Almost 56 percent of the approved projects are from the IT sector, while only 9 percent are in the multi-sector, manufacturing business. While 59 percent of of the operational SEZs are in the IT sector, only 8.5 percent are from the manufacturing sector.
“The large number of IT/ITES SEZs coincides with the expiry of the 10-year income-tax break period allowed to IT sector under Software Technology Park Scheme which gave a fillip to the sector. Several units closed and shifted to SEZs to avail of the benefits offered in SEZ area,” the report said.

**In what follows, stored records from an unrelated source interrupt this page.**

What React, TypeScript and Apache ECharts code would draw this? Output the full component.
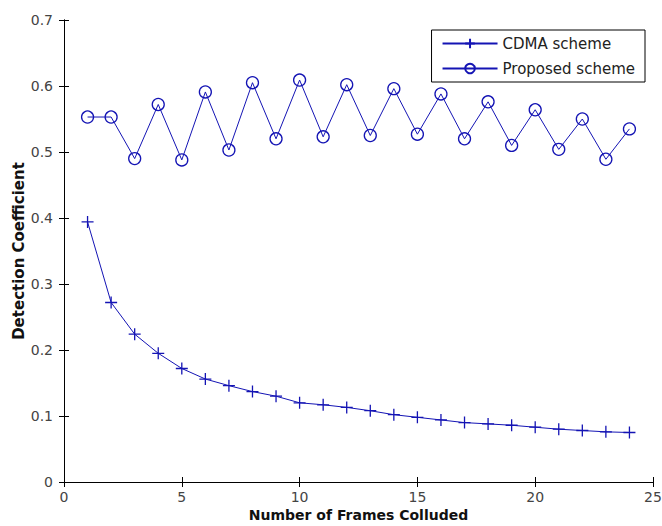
import React, { useEffect, useRef } from "react";
import * as echarts from "echarts";

const frames = [1, 2, 3, 4, 5, 6, 7, 8, 9, 10, 11, 12, 13, 14, 15, 16, 17, 18, 19, 20, 21, 22, 23, 24];
const cdma = [0.394, 0.272, 0.224, 0.195, 0.172, 0.156, 0.146, 0.137, 0.130, 0.120, 0.117, 0.113, 0.108, 0.102, 0.098, 0.094, 0.090, 0.088, 0.086, 0.083, 0.080, 0.078, 0.076, 0.075];
const proposed = [0.553, 0.553, 0.490, 0.572, 0.488, 0.591, 0.503, 0.605, 0.520, 0.609, 0.523, 0.602, 0.525, 0.596, 0.527, 0.588, 0.520, 0.576, 0.510, 0.564, 0.504, 0.550, 0.489, 0.535];
const seriesNames = ["CDMA scheme", "Proposed scheme"];
const xTitle = "Number of Frames Colluded";
const yTitle = "Detection Coefficient";

const BLUE = "#1414b4";
const FONT = "DejaVu Sans, Liberation Sans, Arial, sans-serif";

export default function App() {
  const ref = useRef<HTMLDivElement>(null);
  useEffect(() => {
    if (!ref.current) return;
    const chart = echarts.init(ref.current, null, { renderer: "svg" });
    const axisCommon = {
      axisLine: { show: true, lineStyle: { color: "#000", width: 1 } },
      axisTick: { show: true, inside: true, length: 5, lineStyle: { color: "#000" } },
      splitLine: { show: false },
    };
    chart.setOption({
      animation: false,
      backgroundColor: "#fff",
      textStyle: { fontFamily: FONT },
      grid: { left: 64, right: 9, top: 20, bottom: 44, containLabel: false, outerBoundsMode: "none" },
      legend: {
        orient: "vertical",
        right: 17,
        top: 30,
        itemWidth: 55,
        itemHeight: 12,
        itemGap: 10,
        padding: [6, 10, 6, 10],
        borderColor: "#000",
        borderWidth: 1,
        backgroundColor: "#fff",
        textStyle: { fontFamily: FONT, fontSize: 15, color: "#222" },
        data: seriesNames,
      },
      xAxis: [
        {
          type: "value",
          min: 0,
          max: 25,
          interval: 5,
          ...axisCommon,
          axisLabel: { color: "#444", fontSize: 14, margin: 8, fontFamily: FONT },
          name: xTitle,
          nameLocation: "middle",
          nameGap: 26,
          nameMoveOverlap: false,
          nameTextStyle: { fontWeight: "bold", fontSize: 14, color: "#111", fontFamily: FONT },
        },
        {
          type: "value",
          position: "top",
          min: 0,
          max: 25,
          interval: 5,
          ...axisCommon,
          axisLabel: { show: false },
        },
      ],
      yAxis: [
        {
          type: "value",
          min: 0,
          max: 0.7,
          interval: 0.1,
          ...axisCommon,
          axisLabel: { color: "#444", fontSize: 14, margin: 11, fontFamily: FONT },
          name: yTitle,
          nameLocation: "middle",
          nameGap: 38,
          nameMoveOverlap: false,
          nameTextStyle: { fontWeight: "bold", fontSize: 15, color: "#111", fontFamily: FONT },
        },
        {
          type: "value",
          position: "right",
          min: 0,
          max: 0.7,
          interval: 0.1,
          ...axisCommon,
          axisLabel: { show: false },
        },
      ],
      series: [
        {
          name: seriesNames[0],
          type: "line",
          data: frames.map((f, i) => [f, cdma[i]]),
          symbol: "path://M0,6 L12,6 M6,0 L6,12",
          symbolSize: 12,
          lineStyle: { color: BLUE, width: 1 },
          itemStyle: { color: "none", borderColor: BLUE, borderWidth: 1.3 },
        },
        {
          name: seriesNames[1],
          type: "line",
          data: frames.map((f, i) => [f, proposed[i]]),
          symbol: "circle",
          symbolSize: 12,
          lineStyle: { color: BLUE, width: 1 },
          itemStyle: { color: "none", borderColor: BLUE, borderWidth: 1.3 },
        },
      ],
    });
    return () => chart.dispose();
  }, []);
  return <div ref={ref} style={{ width: 662, height: 526, position: "absolute", left: 0, top: 0 }} />;
}
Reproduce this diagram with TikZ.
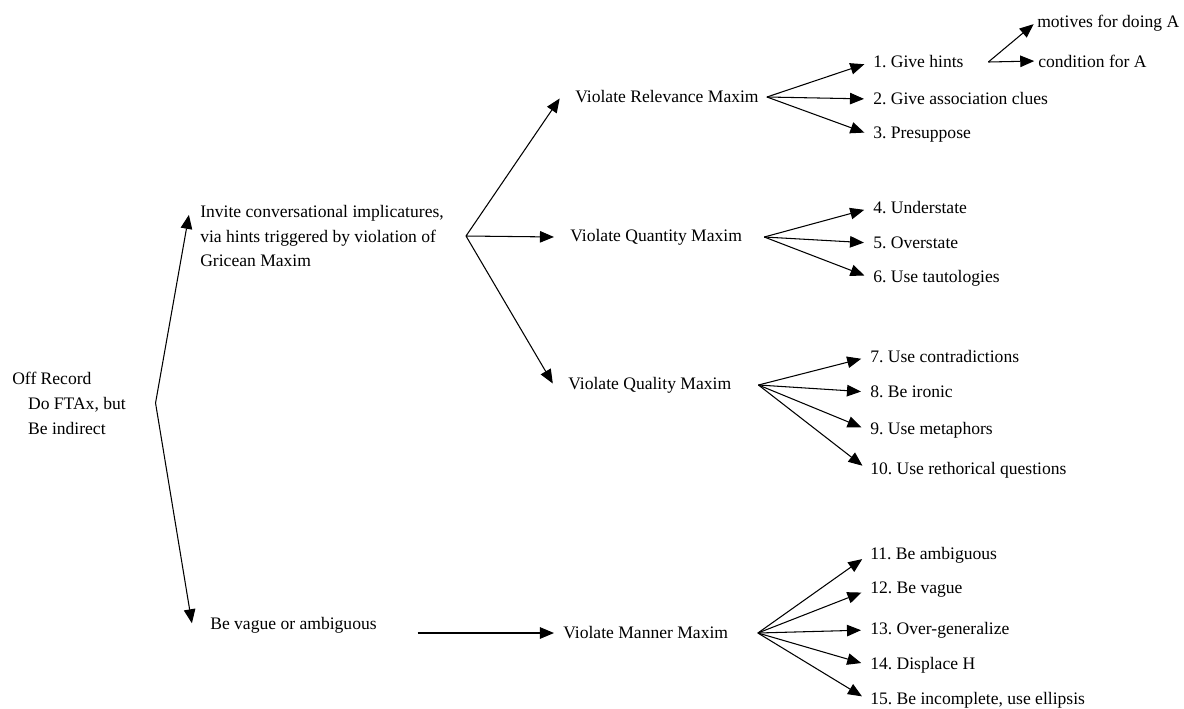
\documentclass[tikz,border=0pt]{standalone}
\usepackage{fontspec}
\setmainfont{Liberation Serif}
\usetikzlibrary{positioning,arrows.meta}
\frenchspacing

\begin{document}
\begin{tikzpicture}[x=0.02cm,y=-0.02cm,>={Triangle[length=2.8mm,width=2.3mm]},line width=0.6pt,
		every node/.style={anchor=west,inner sep=1pt},
		block/.style={align=left,font=\fontsize{10}{14.2}\selectfont},
		link/.style={->,shorten >=4pt},
		midlink/.style={->,shorten >=1pt}]
		\useasboundingbox (0,0) rectangle (1184,708);

		% left part
		\node[block] (root) at (10,403) {Off Record\\\hspace{9pt}Do FTAx, but\\\hspace{9pt}Be indirect};
		\node[block] (invite) at (198,236) {Invite conversational implicatures,\\via hints triggered by violation of\\Gricean Maxim};
		\node (vague) at (208,625) {Be vague or ambiguous};

		\node (rel)  at (573,97)  {Violate Relevance Maxim};
		\node (quan) at (568,237) {Violate Quantity Maxim};
		\node (qual) at (566,385) {Violate Quality Maxim};
		\node (man)  at (561,633) {Violate Manner Maxim};

		\coordinate[right=0.55cm of root] (rootfork);
		\coordinate[right=0.4cm of invite] (invfork);
		\coordinate[right=0.12cm of rel]  (relfork);
		\coordinate[right=0.4cm of quan]  (quanfork);
		\coordinate[right=0.5cm of qual]  (qualfork);
		\coordinate[right=0.55cm of man]  (manfork);

		% strategies
		\node (h1)  at (871,62)  {1. Give hints};
		\node (h2)  at (871,99)  {2. Give association clues};
		\node (h3)  at (871,135) {3. Presuppose};
		\node (h4)  at (871,208) {4. Understate};
		\node (h5)  at (871,243) {5. Overstate};
		\node (h6)  at (871,278) {6. Use tautologies};
		\node (h7)  at (868,357) {7. Use contradictions};
		\node (h8)  at (868,392) {8. Be ironic};
		\node (h9)  at (868,430) {9. Use metaphors};
		\node (h10) at (868,470) {10. Use rethorical questions};
		\node (h11) at (868,555) {11. Be ambiguous};
		\node (h12) at (868,590) {12. Be vague};
		\node (h13) at (868,630) {13. Over-generalize};
		\node (h14) at (868,665) {14. Displace H};
		\node (h15) at (868,700) {15. Be incomplete, use ellipsis};

		\coordinate[right=0.45cm of h1] (hintfork);
		\node (motive) at (1035,23) {motives for doing A};
		\node (cond)   at (1036,61) {condition for A};

		\path[midlink]
			(rootfork) edge ([xshift=-5pt,yshift=-6pt]invite.north west)
			           edge ([xshift=-9pt]vague.west)
			(invfork) edge ([xshift=-7pt]rel.west)
			          edge ([xshift=-7pt]quan.west)
			          edge ([xshift=-7pt]qual.west)
		;
		\draw[link,shorten <=22pt] (vague.east |- man.west) -- (man.west);

		\path[link]
			(relfork) edge (h1.west) edge (h2.west) edge (h3.west)
			(quanfork) edge (h4.west) edge (h5.west) edge (h6.west)
			(qualfork) edge (h7.west) edge (h8.west) edge (h9.west) edge (h10.west)
			(manfork) edge (h11.west) edge (h12.west) edge (h13.west)
			          edge (h14.west) edge (h15.west)
		;
		\path[midlink]
			(hintfork) edge (motive.west) edge (cond.west)
		;
\end{tikzpicture}
\end{document}
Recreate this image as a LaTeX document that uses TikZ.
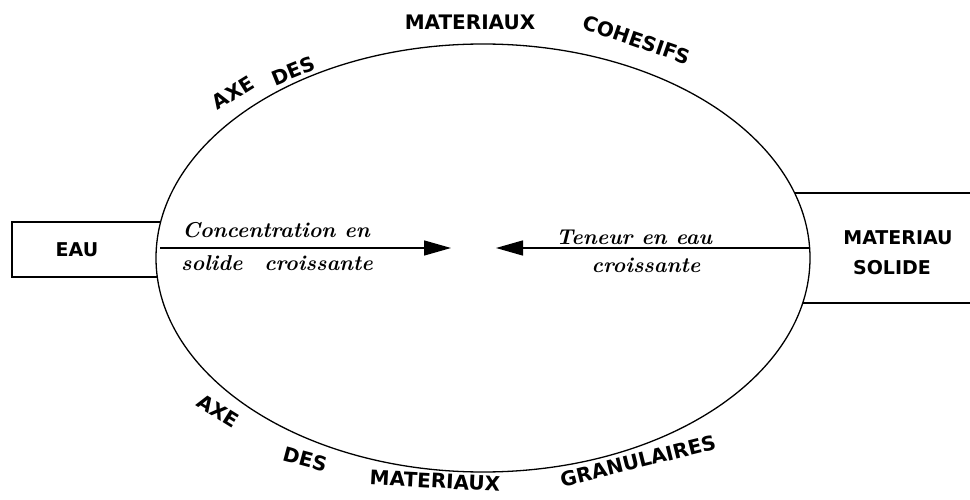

Aongthe states, out of the 392 notified SEZs in India, 301 (77 percent) are located in states regarded to be developed. Andhra Pradesh (now bifurcated into Telangana and Andhra Pradesh) has 78 units, followed by Maharashtra (65), Tamil Nadu (53), Karnataka (40), Haryana (35) and Gujarat (30).
A key reason for the uneven spread of the SEZs across the states, according to the audit report, was the absence of single-window clearance in many states. This led to approval delays.
SEZs are mainly located close to urban areas. For example, in undivided Andhra Pradesh, of 36 operational SEZs, 20 were close to the capital city, Hyderabad.
The report, in conclusion, said: “The SEZ policy and procedures need to be integrated with the sectoral and state policies with the involvement of the unique advantageous points therein.”